Fourth River also waited for final approval on the project from the city before construction could begin.

When construction does begin, the first order of business will be to reconnect two sections of Juniata Street that were separated to build a baseball field years ago. Jackson said MCC will use part of its land to reconnect the street, so as not to cut into the field.

Flinn said they would build the road at the same time as the first five houses.
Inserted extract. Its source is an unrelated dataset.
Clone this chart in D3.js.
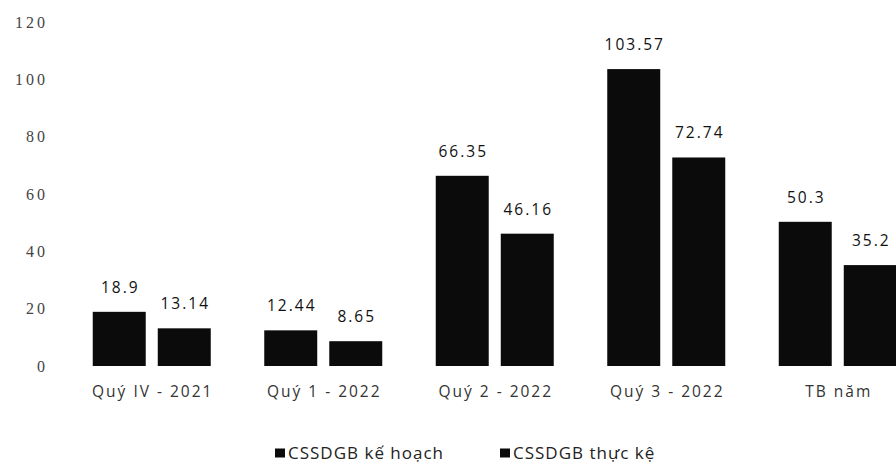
<!DOCTYPE html>
<html>
<head>
<meta charset="utf-8">
<script src="https://cdn.jsdelivr.net/npm/d3@7"></script>
<style>
  body { margin: 0; background: #fff; }
  svg { display: block; }
  .tick-label { font-family: "Liberation Serif", "DejaVu Serif", serif; font-size: 16px; fill: #444; letter-spacing: 3px; }
  .val { font-family: "Open Sans", sans-serif; font-size: 15.5px; fill: #111; letter-spacing: 2px; }
  .cat { font-family: "Open Sans", sans-serif; font-size: 15.5px; fill: #333; letter-spacing: 2px; }
  .leg { font-family: "Open Sans", sans-serif; font-size: 17px; fill: #222; letter-spacing: 1px; }
</style>
</head>
<body>
<div id="chart"></div>
<script>
document.addEventListener("DOMContentLoaded", function () {
    // data
    var categories = ["Quý IV - 2021", "Quý 1 - 2022", "Quý 2 - 2022", "Quý 3 - 2022", "TB năm"];
    var seriesNames = ["CSSDGB kế hoạch", "CSSDGB thực kệ"];
    var keHoach = [18.9, 12.44, 66.35, 103.57, 50.3];
    var thucTe = [13.14, 8.65, 46.16, 72.74, 35.2];
    var keHoachLabels = ["18.9", "12.44", "66.35", "103.57", "50.3"];
    var thucTeLabels = ["13.14", "8.65", "46.16", "72.74", "35.2"];
    var yTicks = [0, 20, 40, 60, 80, 100, 120];

    var svgWidth = 896,
        svgHeight = 467;

    var rows = categories.map(function (c, i) {
        return {
            cat: c,
            values: [
                { key: seriesNames[0], v: keHoach[i], label: keHoachLabels[i] },
                { key: seriesNames[1], v: thucTe[i], label: thucTeLabels[i] }
            ]
        };
    });

    // the last group runs past the right edge in the original
    var x0 = d3.scaleBand().domain(categories).range([66, 923.5]).padding(0);
    var x1 = d3.scaleBand().domain(seriesNames).range([26.75, 144.75]).paddingInner(0.185);
    var y = d3.scaleLinear().domain([0, 120]).range([366, 22]);

    var svg = d3.select("#chart")
        .append("svg")
        .attr("width", svgWidth)
        .attr("height", svgHeight);

    // Y axis labels (no line, no ticks)
    var yAxis = d3.axisLeft(y).tickValues(yTicks).tickSize(0).tickPadding(0);
    var ga = svg.append("g")
        .attr("transform", "translate(48,0)")
        .call(yAxis);
    ga.select(".domain").remove();
    ga.selectAll("text")
        .attr("class", "tick-label")
        .attr("font-family", null)
        .attr("font-size", null)
        .attr("fill", null);

    var groups = svg.selectAll(".grp")
        .data(rows)
        .enter().append("g")
        .attr("class", "grp")
        .attr("transform", d => "translate(" + x0(d.cat) + ",0)");

    groups.selectAll("rect")
        .data(d => d.values)
        .enter().append("rect")
        .attr("x", d => x1(d.key))
        .attr("y", d => y(d.v))
        .attr("width", x1.bandwidth())
        .attr("height", d => y(0) - y(d.v))
        .attr("fill", "#0b0b0b");

    groups.selectAll(".val")
        .data(d => d.values)
        .enter().append("text")
        .attr("class", "val")
        .attr("x", d => x1(d.key) + x1.bandwidth() / 2 + 1)
        .attr("y", d => y(d.v) - 19)
        .attr("text-anchor", "middle")
        .text(d => d.label);

    groups.append("text")
        .attr("class", "cat")
        .attr("x", x0.bandwidth() / 2 + 1)
        .attr("y", 397)
        .attr("text-anchor", "middle")
        .text(d => d.cat);

    // legend
    var legendX = [275, 500];
    var lg = svg.selectAll(".legItem")
        .data(seriesNames)
        .enter().append("g")
        .attr("class", "legItem")
        .attr("transform", (d, i) => "translate(" + legendX[i] + ",453)");

    lg.append("rect")
        .attr("x", 0).attr("y", -4.5)
        .attr("width", 10).attr("height", 9)
        .attr("fill", "#0b0b0b");

    lg.append("text")
        .attr("class", "leg")
        .attr("x", 13)
        .attr("y", 6)
        .text(d => d);
});
</script>
</body>
</html>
Currently, MCC only has the money to construct the first five.

“We’re hoping that once we open up the five homes, we’ll be able to get presales [for the rest of the homes],” Jackson said.

All homes will range from $180,000 to $260,000, although prices could change by the time the houses are finished, Jackson said.

Flinn said that fitting the new houses into Manchester, which is Pittsburgh’s largest National Historic District, was important for them to do.

As a historic neighborhood within the City of Pittsburgh, any new construction in Manchester has to meet certain guidelines, Jackson said.

For example, a new house built among old, brick homes must also be brick, and one built among houses with wooden frames must also have a wooden frame. These houses will be built out of brick.

“We traveled through Manchester and spent hours studying the houses,” Flinn said.

There will also be two types of porches. One kind will stretch across the front of the houses. Houses situated on corners will have wrap-around porches.

On the inside, the homes will have either three or four bedrooms. The four bedroom models are 30 feet wide and have three and a half bathrooms, while the three bedroom models are 22 feet wide and have two and a half baths.

Some of the three bedroom models will be duplexes, and some will be single homes. All models feature a two car garage.

“They won’t have the biggest back yards, but they will have yard space,” Jackson said.

He said the Citizens Corporation bought the lot to prevent speculators from coming into the neighborhood and building a factory there.

“We knew that we could not allow the site to sit there and let someone else take it,” he said.